*WHAT THE TASK REQUIRES*
Type out the complete listing below word for word, without its pictures.
►
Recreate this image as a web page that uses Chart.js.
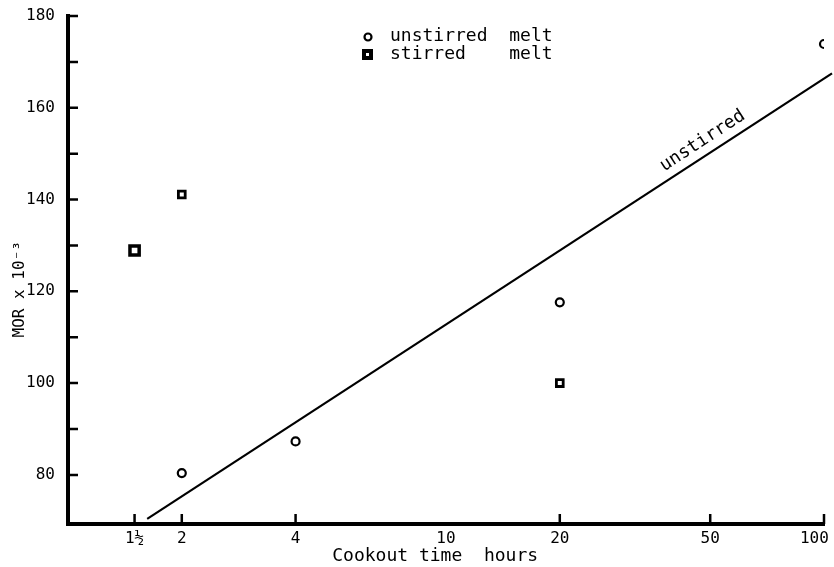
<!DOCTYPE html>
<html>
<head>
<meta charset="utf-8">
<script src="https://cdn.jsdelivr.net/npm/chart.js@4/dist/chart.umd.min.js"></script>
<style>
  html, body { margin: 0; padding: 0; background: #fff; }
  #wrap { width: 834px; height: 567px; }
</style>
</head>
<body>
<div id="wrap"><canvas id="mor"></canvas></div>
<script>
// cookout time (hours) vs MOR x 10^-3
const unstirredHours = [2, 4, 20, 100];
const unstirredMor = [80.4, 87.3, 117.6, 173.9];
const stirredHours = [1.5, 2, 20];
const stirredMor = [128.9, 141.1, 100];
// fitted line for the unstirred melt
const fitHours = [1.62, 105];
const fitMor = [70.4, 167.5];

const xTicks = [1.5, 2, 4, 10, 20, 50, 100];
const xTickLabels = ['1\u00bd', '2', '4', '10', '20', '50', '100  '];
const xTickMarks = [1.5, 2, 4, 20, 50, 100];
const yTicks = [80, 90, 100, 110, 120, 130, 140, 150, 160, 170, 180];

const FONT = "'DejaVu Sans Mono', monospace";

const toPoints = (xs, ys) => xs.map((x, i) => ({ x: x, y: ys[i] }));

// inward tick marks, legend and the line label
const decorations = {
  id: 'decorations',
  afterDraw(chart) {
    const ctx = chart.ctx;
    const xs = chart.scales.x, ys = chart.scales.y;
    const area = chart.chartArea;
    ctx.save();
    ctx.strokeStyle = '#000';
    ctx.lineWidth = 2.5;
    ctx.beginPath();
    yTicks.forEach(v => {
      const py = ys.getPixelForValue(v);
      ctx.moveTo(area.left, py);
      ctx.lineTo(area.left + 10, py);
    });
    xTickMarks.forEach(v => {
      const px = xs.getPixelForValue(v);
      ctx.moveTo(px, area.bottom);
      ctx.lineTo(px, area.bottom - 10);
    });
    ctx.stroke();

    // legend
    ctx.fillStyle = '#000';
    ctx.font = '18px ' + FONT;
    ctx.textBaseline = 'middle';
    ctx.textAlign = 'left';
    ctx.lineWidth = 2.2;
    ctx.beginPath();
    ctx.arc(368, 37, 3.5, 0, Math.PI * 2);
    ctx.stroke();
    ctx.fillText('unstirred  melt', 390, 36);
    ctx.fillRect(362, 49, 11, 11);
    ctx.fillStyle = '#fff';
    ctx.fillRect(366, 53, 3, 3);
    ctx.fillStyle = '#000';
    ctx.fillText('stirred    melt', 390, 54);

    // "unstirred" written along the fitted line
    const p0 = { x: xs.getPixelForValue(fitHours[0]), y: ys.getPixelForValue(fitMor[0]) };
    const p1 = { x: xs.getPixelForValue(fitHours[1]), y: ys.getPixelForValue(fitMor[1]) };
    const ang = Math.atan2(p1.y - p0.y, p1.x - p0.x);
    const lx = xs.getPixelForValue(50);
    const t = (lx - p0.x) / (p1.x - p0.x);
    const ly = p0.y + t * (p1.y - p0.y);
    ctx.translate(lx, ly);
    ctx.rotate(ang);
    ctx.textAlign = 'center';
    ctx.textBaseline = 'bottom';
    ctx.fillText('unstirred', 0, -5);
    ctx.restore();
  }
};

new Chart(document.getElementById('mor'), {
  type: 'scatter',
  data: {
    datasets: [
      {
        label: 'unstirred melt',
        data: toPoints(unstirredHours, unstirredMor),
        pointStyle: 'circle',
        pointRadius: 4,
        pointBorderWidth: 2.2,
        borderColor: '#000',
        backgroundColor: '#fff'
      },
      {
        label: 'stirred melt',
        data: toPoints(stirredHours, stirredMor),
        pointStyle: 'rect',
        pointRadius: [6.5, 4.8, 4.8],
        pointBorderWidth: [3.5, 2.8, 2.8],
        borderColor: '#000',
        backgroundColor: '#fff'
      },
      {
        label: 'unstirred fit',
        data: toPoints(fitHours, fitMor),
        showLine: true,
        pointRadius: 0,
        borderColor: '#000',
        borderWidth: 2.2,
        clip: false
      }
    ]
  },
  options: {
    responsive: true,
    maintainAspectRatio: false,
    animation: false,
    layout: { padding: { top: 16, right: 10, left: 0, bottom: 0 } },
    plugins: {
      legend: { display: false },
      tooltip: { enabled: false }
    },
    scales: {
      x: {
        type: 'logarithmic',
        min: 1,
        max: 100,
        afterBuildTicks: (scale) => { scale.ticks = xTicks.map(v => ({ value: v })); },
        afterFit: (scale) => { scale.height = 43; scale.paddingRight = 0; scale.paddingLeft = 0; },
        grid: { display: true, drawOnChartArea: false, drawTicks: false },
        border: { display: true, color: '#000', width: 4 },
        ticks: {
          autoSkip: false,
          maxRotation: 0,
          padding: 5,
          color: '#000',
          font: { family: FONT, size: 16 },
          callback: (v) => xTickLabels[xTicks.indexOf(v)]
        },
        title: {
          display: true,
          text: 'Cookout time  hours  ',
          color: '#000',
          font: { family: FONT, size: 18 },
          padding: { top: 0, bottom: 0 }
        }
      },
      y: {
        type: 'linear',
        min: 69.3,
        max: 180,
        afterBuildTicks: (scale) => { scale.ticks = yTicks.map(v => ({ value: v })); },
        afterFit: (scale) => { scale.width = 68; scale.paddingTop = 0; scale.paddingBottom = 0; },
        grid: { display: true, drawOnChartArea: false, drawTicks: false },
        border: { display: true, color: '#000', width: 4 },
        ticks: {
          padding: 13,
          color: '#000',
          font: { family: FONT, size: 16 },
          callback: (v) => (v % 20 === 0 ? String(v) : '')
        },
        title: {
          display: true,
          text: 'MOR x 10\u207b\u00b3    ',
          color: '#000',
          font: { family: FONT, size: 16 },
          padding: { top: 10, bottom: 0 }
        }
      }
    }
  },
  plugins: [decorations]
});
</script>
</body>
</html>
◄
*EXERCISE SOLUTION*
Recreate this image as a web page that uses Chart.js.
<!DOCTYPE html>
<html>
<head>
<meta charset="utf-8">
<script src="https://cdn.jsdelivr.net/npm/chart.js@4/dist/chart.umd.min.js"></script>
<style>
  html, body { margin: 0; padding: 0; background: #fff; }
  #wrap { width: 834px; height: 567px; }
</style>
</head>
<body>
<div id="wrap"><canvas id="mor"></canvas></div>
<script>
// cookout time (hours) vs MOR x 10^-3
const unstirredHours = [2, 4, 20, 100];
const unstirredMor = [80.4, 87.3, 117.6, 173.9];
const stirredHours = [1.5, 2, 20];
const stirredMor = [128.9, 141.1, 100];
// fitted line for the unstirred melt
const fitHours = [1.62, 105];
const fitMor = [70.4, 167.5];

const xTicks = [1.5, 2, 4, 10, 20, 50, 100];
const xTickLabels = ['1\u00bd', '2', '4', '10', '20', '50', '100  '];
const xTickMarks = [1.5, 2, 4, 20, 50, 100];
const yTicks = [80, 90, 100, 110, 120, 130, 140, 150, 160, 170, 180];

const FONT = "'DejaVu Sans Mono', monospace";

const toPoints = (xs, ys) => xs.map((x, i) => ({ x: x, y: ys[i] }));

// inward tick marks, legend and the line label
const decorations = {
  id: 'decorations',
  afterDraw(chart) {
    const ctx = chart.ctx;
    const xs = chart.scales.x, ys = chart.scales.y;
    const area = chart.chartArea;
    ctx.save();
    ctx.strokeStyle = '#000';
    ctx.lineWidth = 2.5;
    ctx.beginPath();
    yTicks.forEach(v => {
      const py = ys.getPixelForValue(v);
      ctx.moveTo(area.left, py);
      ctx.lineTo(area.left + 10, py);
    });
    xTickMarks.forEach(v => {
      const px = xs.getPixelForValue(v);
      ctx.moveTo(px, area.bottom);
      ctx.lineTo(px, area.bottom - 10);
    });
    ctx.stroke();

    // legend
    ctx.fillStyle = '#000';
    ctx.font = '18px ' + FONT;
    ctx.textBaseline = 'middle';
    ctx.textAlign = 'left';
    ctx.lineWidth = 2.2;
    ctx.beginPath();
    ctx.arc(368, 37, 3.5, 0, Math.PI * 2);
    ctx.stroke();
    ctx.fillText('unstirred  melt', 390, 36);
    ctx.fillRect(362, 49, 11, 11);
    ctx.fillStyle = '#fff';
    ctx.fillRect(366, 53, 3, 3);
    ctx.fillStyle = '#000';
    ctx.fillText('stirred    melt', 390, 54);

    // "unstirred" written along the fitted line
    const p0 = { x: xs.getPixelForValue(fitHours[0]), y: ys.getPixelForValue(fitMor[0]) };
    const p1 = { x: xs.getPixelForValue(fitHours[1]), y: ys.getPixelForValue(fitMor[1]) };
    const ang = Math.atan2(p1.y - p0.y, p1.x - p0.x);
    const lx = xs.getPixelForValue(50);
    const t = (lx - p0.x) / (p1.x - p0.x);
    const ly = p0.y + t * (p1.y - p0.y);
    ctx.translate(lx, ly);
    ctx.rotate(ang);
    ctx.textAlign = 'center';
    ctx.textBaseline = 'bottom';
    ctx.fillText('unstirred', 0, -5);
    ctx.restore();
  }
};

new Chart(document.getElementById('mor'), {
  type: 'scatter',
  data: {
    datasets: [
      {
        label: 'unstirred melt',
        data: toPoints(unstirredHours, unstirredMor),
        pointStyle: 'circle',
        pointRadius: 4,
        pointBorderWidth: 2.2,
        borderColor: '#000',
        backgroundColor: '#fff'
      },
      {
        label: 'stirred melt',
        data: toPoints(stirredHours, stirredMor),
        pointStyle: 'rect',
        pointRadius: [6.5, 4.8, 4.8],
        pointBorderWidth: [3.5, 2.8, 2.8],
        borderColor: '#000',
        backgroundColor: '#fff'
      },
      {
        label: 'unstirred fit',
        data: toPoints(fitHours, fitMor),
        showLine: true,
        pointRadius: 0,
        borderColor: '#000',
        borderWidth: 2.2,
        clip: false
      }
    ]
  },
  options: {
    responsive: true,
    maintainAspectRatio: false,
    animation: false,
    layout: { padding: { top: 16, right: 10, left: 0, bottom: 0 } },
    plugins: {
      legend: { display: false },
      tooltip: { enabled: false }
    },
    scales: {
      x: {
        type: 'logarithmic',
        min: 1,
        max: 100,
        afterBuildTicks: (scale) => { scale.ticks = xTicks.map(v => ({ value: v })); },
        afterFit: (scale) => { scale.height = 43; scale.paddingRight = 0; scale.paddingLeft = 0; },
        grid: { display: true, drawOnChartArea: false, drawTicks: false },
        border: { display: true, color: '#000', width: 4 },
        ticks: {
          autoSkip: false,
          maxRotation: 0,
          padding: 5,
          color: '#000',
          font: { family: FONT, size: 16 },
          callback: (v) => xTickLabels[xTicks.indexOf(v)]
        },
        title: {
          display: true,
          text: 'Cookout time  hours  ',
          color: '#000',
          font: { family: FONT, size: 18 },
          padding: { top: 0, bottom: 0 }
        }
      },
      y: {
        type: 'linear',
        min: 69.3,
        max: 180,
        afterBuildTicks: (scale) => { scale.ticks = yTicks.map(v => ({ value: v })); },
        afterFit: (scale) => { scale.width = 68; scale.paddingTop = 0; scale.paddingBottom = 0; },
        grid: { display: true, drawOnChartArea: false, drawTicks: false },
        border: { display: true, color: '#000', width: 4 },
        ticks: {
          padding: 13,
          color: '#000',
          font: { family: FONT, size: 16 },
          callback: (v) => (v % 20 === 0 ? String(v) : '')
        },
        title: {
          display: true,
          text: 'MOR x 10\u207b\u00b3    ',
          color: '#000',
          font: { family: FONT, size: 16 },
          padding: { top: 10, bottom: 0 }
        }
      }
    }
  },
  plugins: [decorations]
});
</script>
</body>
</html>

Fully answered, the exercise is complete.